## Entries supplied

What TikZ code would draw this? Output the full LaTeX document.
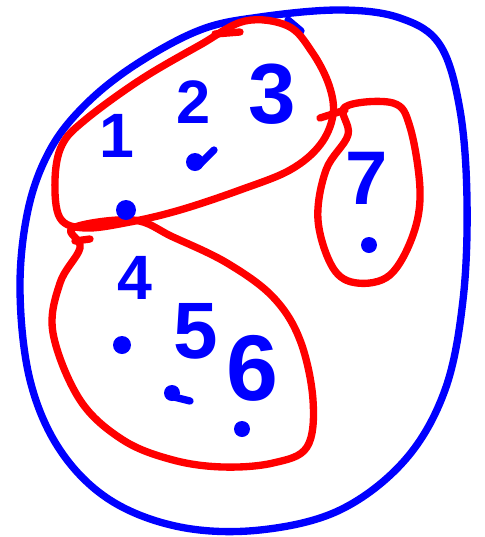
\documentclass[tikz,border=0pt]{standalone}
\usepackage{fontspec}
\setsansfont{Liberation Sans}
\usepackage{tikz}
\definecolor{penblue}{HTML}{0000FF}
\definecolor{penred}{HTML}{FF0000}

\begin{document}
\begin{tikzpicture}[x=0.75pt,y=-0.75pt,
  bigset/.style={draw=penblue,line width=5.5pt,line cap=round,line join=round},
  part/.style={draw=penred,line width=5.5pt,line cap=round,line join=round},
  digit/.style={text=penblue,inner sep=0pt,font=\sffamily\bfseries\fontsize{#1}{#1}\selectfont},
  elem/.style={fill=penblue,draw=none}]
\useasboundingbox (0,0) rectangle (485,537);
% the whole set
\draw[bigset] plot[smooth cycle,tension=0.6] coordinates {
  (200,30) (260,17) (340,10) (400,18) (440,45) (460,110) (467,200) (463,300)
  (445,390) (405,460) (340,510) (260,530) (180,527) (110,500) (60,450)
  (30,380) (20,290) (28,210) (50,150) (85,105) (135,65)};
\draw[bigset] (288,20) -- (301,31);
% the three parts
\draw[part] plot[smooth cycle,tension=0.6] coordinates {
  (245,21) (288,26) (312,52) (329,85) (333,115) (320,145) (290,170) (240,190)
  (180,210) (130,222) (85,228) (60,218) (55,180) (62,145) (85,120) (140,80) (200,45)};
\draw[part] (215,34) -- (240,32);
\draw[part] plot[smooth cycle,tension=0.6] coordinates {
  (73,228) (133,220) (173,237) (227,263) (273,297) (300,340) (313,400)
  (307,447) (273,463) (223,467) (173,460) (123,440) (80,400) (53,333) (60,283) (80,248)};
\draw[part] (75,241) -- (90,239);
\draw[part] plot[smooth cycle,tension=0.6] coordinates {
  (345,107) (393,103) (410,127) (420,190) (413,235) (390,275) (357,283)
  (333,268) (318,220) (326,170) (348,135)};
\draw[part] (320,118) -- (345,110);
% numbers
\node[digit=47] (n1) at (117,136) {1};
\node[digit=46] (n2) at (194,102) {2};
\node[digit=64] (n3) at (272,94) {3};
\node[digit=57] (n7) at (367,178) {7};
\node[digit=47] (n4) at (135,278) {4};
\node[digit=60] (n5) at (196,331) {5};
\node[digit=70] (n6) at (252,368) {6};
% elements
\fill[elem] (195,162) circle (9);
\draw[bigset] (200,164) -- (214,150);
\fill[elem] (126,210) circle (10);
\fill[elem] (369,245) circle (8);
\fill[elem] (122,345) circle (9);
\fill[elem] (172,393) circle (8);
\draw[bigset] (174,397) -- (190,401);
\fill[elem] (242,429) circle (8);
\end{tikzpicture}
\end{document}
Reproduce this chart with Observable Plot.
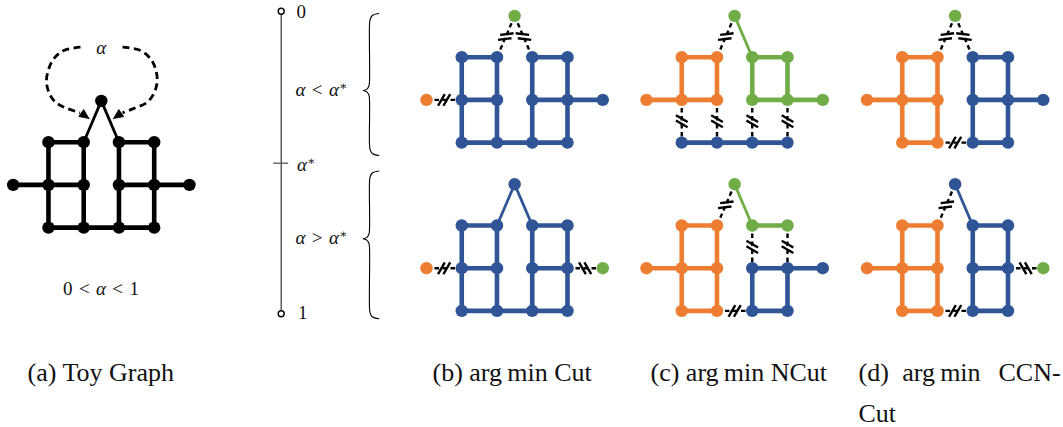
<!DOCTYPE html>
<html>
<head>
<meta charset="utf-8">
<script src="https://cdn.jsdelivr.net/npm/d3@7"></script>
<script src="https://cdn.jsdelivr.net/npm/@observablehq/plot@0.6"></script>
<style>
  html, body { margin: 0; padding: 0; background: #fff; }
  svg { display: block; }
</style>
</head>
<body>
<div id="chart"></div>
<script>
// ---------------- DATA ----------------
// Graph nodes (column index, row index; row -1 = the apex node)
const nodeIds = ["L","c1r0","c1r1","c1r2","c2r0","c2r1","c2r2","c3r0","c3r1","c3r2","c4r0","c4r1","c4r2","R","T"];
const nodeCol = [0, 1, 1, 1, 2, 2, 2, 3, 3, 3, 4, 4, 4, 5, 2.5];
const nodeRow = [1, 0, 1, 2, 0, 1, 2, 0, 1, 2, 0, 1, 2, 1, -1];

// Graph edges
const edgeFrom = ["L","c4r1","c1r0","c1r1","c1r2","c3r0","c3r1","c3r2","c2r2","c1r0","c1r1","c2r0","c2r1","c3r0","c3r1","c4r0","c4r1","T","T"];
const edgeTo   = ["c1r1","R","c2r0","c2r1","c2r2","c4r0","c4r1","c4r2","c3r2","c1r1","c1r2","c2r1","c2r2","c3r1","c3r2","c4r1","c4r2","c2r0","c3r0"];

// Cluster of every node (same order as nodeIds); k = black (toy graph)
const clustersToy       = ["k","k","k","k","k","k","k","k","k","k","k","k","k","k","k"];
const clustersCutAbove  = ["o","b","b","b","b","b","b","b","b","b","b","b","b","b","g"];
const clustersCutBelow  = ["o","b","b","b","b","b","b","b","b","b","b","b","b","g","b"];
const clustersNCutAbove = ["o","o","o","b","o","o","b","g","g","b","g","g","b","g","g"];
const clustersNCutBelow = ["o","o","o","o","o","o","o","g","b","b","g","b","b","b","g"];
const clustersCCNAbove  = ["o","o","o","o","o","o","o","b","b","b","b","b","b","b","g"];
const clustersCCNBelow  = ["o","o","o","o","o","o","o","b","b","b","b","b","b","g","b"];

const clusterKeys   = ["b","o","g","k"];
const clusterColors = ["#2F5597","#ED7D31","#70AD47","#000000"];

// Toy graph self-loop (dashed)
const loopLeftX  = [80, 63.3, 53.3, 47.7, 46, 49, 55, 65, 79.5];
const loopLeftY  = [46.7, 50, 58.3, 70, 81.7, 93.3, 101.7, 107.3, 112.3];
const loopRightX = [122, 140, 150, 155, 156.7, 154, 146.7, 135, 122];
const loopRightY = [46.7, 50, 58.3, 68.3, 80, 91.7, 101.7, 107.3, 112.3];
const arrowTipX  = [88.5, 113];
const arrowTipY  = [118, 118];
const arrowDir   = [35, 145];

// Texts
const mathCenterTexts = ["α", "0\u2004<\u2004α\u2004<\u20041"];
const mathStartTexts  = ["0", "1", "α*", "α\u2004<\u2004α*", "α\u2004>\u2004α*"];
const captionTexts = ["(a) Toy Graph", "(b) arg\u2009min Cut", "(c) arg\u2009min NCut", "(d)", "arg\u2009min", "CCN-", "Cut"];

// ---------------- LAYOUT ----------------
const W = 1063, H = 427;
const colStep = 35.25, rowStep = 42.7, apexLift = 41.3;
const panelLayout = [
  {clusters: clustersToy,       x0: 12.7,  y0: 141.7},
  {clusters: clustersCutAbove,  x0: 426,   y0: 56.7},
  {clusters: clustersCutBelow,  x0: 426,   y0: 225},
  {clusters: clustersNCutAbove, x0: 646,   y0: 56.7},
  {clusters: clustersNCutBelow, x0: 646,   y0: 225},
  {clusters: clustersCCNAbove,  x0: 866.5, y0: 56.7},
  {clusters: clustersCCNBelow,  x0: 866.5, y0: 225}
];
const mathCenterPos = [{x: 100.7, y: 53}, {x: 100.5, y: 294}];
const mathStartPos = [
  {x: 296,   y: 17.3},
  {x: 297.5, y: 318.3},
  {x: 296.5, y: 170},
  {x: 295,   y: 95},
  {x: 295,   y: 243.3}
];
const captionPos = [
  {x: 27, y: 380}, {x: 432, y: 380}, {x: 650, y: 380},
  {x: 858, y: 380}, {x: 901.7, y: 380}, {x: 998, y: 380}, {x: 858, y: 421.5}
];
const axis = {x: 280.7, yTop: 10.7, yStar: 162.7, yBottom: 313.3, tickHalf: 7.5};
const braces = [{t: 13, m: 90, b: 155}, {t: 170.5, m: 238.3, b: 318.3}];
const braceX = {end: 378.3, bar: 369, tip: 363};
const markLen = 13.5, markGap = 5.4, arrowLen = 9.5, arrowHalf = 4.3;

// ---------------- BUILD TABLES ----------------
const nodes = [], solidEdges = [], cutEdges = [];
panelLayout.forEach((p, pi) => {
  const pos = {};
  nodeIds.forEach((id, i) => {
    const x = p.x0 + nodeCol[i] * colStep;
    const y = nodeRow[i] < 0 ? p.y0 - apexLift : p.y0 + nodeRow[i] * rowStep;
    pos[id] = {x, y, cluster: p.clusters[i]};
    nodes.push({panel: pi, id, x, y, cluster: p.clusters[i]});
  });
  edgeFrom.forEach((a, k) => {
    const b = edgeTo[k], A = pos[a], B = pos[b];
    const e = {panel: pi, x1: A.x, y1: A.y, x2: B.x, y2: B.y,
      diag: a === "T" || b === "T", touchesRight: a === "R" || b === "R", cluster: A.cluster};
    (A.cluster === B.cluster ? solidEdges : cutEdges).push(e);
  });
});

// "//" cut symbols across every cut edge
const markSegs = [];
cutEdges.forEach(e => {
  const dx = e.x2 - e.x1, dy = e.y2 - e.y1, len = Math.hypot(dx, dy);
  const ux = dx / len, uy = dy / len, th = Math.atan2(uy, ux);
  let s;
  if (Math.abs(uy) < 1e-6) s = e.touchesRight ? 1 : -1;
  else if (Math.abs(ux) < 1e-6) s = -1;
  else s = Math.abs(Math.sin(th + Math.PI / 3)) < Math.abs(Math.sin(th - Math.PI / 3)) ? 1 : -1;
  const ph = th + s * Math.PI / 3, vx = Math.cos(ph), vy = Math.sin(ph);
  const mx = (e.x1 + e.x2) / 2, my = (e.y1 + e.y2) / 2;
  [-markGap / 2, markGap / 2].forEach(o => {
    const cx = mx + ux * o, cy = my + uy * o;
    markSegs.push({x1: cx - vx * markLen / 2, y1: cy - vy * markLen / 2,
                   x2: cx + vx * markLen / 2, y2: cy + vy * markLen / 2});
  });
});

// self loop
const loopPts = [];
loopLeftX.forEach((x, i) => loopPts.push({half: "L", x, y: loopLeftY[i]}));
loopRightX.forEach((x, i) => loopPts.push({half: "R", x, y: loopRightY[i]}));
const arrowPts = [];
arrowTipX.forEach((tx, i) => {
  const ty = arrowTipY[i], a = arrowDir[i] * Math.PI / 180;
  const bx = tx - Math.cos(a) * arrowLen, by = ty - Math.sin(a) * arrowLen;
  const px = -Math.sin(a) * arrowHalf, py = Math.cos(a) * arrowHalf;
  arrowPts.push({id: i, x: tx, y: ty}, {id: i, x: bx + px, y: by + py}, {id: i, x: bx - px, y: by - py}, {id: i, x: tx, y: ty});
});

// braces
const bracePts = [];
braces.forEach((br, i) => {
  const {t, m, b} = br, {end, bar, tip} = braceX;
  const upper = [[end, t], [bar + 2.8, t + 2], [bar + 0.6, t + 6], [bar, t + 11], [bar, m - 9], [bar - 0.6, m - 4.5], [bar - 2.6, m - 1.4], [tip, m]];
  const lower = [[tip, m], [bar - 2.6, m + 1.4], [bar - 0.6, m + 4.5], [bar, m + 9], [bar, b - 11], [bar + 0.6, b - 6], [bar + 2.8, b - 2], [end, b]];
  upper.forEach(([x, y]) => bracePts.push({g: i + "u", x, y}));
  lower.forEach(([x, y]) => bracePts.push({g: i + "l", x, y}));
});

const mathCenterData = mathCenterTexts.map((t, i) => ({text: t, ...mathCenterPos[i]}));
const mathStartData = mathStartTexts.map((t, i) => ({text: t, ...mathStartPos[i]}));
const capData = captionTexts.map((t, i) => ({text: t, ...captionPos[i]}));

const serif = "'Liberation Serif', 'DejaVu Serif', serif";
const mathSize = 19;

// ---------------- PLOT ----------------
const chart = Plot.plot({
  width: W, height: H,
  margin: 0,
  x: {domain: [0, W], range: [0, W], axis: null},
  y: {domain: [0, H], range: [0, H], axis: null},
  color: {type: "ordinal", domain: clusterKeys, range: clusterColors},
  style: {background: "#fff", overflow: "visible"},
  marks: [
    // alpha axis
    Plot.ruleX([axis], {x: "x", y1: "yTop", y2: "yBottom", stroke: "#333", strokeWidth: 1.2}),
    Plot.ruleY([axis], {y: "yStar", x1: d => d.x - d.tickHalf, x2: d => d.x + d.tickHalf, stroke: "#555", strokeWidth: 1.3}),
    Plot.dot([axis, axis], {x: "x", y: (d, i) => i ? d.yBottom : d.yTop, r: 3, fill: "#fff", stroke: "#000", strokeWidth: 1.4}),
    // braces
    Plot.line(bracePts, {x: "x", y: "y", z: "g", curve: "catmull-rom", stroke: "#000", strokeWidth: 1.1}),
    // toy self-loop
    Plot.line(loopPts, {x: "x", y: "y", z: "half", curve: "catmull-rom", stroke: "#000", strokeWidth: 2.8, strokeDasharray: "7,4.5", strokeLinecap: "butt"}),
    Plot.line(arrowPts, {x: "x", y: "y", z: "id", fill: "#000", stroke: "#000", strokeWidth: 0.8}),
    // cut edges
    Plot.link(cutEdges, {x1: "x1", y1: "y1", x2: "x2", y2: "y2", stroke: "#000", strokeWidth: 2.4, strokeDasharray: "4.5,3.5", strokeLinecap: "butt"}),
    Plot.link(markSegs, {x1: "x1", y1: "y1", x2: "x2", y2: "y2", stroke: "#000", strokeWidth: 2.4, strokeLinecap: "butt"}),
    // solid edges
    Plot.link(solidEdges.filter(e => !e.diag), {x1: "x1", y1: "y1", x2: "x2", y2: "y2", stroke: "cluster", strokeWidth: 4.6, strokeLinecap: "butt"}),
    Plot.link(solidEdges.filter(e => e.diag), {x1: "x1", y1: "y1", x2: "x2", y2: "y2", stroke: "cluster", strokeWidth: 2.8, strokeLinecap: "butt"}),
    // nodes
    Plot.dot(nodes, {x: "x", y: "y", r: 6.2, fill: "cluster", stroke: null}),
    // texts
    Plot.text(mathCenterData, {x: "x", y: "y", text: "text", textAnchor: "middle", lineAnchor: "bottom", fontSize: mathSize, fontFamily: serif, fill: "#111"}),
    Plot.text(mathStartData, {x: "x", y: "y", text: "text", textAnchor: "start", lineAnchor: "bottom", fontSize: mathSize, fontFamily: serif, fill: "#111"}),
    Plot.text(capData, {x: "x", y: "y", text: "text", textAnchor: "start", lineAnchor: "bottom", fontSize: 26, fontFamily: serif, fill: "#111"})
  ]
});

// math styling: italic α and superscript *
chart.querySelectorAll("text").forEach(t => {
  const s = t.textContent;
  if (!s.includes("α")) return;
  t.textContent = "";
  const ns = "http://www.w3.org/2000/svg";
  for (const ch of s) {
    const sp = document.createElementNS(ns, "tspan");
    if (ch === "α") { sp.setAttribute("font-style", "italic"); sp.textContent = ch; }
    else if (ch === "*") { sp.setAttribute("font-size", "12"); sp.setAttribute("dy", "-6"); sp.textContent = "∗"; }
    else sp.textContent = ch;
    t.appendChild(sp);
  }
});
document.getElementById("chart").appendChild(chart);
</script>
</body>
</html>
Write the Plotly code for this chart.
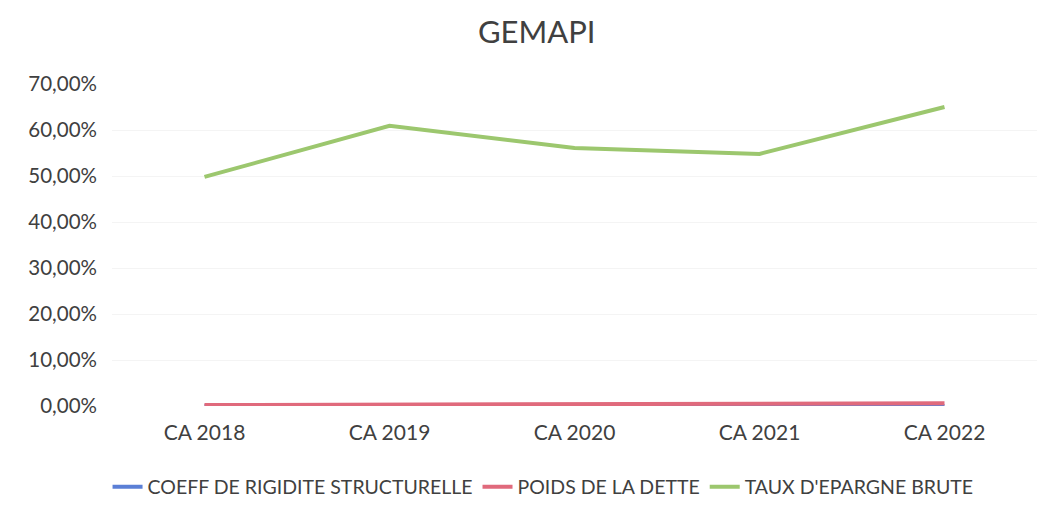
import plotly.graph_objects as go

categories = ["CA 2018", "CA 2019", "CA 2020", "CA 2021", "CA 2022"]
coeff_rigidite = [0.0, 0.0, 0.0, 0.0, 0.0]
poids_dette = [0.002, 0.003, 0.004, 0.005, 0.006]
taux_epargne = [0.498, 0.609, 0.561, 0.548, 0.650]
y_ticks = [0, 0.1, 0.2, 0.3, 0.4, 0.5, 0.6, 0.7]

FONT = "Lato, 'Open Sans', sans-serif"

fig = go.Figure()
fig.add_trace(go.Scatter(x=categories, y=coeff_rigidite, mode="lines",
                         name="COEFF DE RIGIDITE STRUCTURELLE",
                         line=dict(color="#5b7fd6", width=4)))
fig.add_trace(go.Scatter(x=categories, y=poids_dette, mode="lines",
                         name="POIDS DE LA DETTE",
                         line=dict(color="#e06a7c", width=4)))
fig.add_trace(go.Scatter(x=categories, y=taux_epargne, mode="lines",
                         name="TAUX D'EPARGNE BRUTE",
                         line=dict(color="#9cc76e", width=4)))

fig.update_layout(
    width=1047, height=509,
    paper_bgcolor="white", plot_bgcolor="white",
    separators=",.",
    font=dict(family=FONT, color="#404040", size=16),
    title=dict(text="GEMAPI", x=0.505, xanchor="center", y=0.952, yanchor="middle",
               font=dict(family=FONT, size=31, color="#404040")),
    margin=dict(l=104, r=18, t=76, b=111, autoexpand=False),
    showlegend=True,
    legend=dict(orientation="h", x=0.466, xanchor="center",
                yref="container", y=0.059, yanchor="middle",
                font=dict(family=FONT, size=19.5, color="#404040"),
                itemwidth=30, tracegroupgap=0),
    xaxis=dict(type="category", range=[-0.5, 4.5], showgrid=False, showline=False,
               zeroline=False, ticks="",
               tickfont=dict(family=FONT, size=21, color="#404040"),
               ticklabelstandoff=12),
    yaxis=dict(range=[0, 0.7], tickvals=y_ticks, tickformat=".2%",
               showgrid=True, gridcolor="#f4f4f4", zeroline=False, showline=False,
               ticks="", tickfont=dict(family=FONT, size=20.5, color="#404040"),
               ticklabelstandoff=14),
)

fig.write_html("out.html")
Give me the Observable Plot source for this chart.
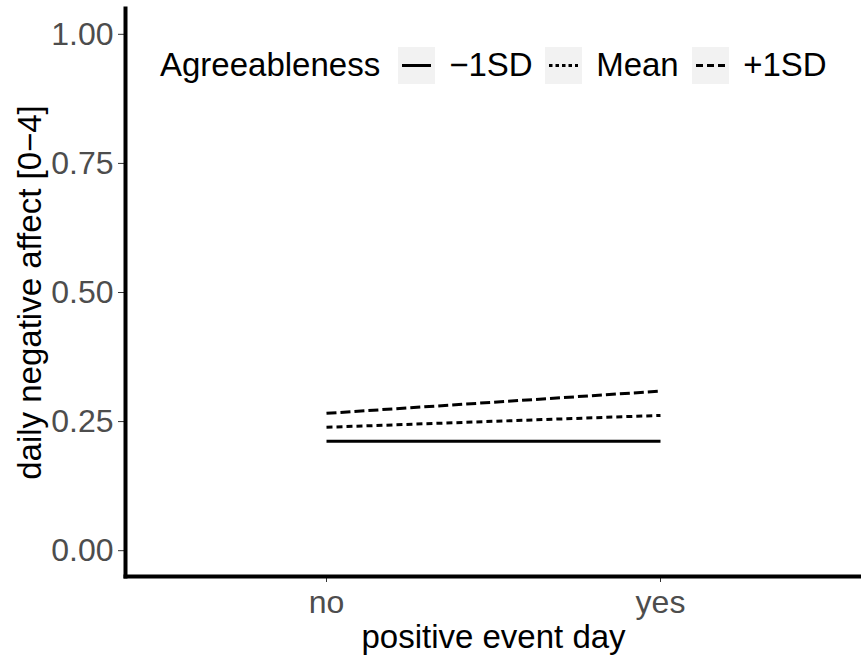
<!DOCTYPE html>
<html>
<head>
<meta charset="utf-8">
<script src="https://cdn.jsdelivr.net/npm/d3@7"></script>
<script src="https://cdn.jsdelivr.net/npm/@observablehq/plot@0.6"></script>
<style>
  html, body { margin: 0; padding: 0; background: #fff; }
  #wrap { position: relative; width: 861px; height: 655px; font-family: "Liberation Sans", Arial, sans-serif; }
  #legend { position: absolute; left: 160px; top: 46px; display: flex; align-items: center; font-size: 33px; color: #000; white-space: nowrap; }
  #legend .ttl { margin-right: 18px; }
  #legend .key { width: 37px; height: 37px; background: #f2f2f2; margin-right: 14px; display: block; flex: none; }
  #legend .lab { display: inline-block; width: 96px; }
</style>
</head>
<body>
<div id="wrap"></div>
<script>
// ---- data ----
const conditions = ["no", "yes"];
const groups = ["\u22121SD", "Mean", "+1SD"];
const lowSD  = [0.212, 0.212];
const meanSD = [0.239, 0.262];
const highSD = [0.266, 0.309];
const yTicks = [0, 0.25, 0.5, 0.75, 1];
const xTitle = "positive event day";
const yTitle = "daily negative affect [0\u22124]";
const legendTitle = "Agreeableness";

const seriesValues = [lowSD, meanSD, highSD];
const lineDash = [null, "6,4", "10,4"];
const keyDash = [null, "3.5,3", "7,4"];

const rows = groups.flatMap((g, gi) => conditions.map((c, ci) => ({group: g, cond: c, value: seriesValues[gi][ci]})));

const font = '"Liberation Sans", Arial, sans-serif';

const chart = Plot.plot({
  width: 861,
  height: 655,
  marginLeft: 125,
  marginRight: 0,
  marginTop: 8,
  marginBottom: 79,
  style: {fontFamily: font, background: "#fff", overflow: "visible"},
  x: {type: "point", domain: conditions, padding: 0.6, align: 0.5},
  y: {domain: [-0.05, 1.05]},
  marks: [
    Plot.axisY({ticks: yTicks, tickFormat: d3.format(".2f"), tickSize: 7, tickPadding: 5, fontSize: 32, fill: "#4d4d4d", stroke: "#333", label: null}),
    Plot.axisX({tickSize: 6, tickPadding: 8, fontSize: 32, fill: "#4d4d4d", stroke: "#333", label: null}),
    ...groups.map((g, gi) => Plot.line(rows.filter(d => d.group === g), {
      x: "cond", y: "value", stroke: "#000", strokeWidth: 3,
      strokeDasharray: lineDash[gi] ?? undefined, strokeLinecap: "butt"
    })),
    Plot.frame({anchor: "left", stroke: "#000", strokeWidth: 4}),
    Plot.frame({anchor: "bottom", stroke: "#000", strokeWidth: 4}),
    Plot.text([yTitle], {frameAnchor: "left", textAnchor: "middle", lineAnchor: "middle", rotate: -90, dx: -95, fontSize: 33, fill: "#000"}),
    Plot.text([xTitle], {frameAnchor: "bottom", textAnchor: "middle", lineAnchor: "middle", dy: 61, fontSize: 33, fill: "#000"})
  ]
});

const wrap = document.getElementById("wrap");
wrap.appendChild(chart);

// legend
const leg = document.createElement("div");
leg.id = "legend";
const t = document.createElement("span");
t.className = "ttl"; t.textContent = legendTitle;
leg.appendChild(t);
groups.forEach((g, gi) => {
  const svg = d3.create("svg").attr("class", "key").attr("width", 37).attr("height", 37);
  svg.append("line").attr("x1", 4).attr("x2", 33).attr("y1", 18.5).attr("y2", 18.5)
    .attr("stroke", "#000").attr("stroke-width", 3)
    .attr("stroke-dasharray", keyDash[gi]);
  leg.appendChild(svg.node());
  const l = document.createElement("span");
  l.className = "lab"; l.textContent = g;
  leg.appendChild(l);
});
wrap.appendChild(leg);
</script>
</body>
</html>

## Your instructions
Gather each line in the entries above where the string "this" is found.

## Response
What TikZ code would draw this? Output the full LaTeX document.
Reproduce this chart with Observable Plot.
Write the Plotly code for this chart.
Give me the Observable Plot source for this chart.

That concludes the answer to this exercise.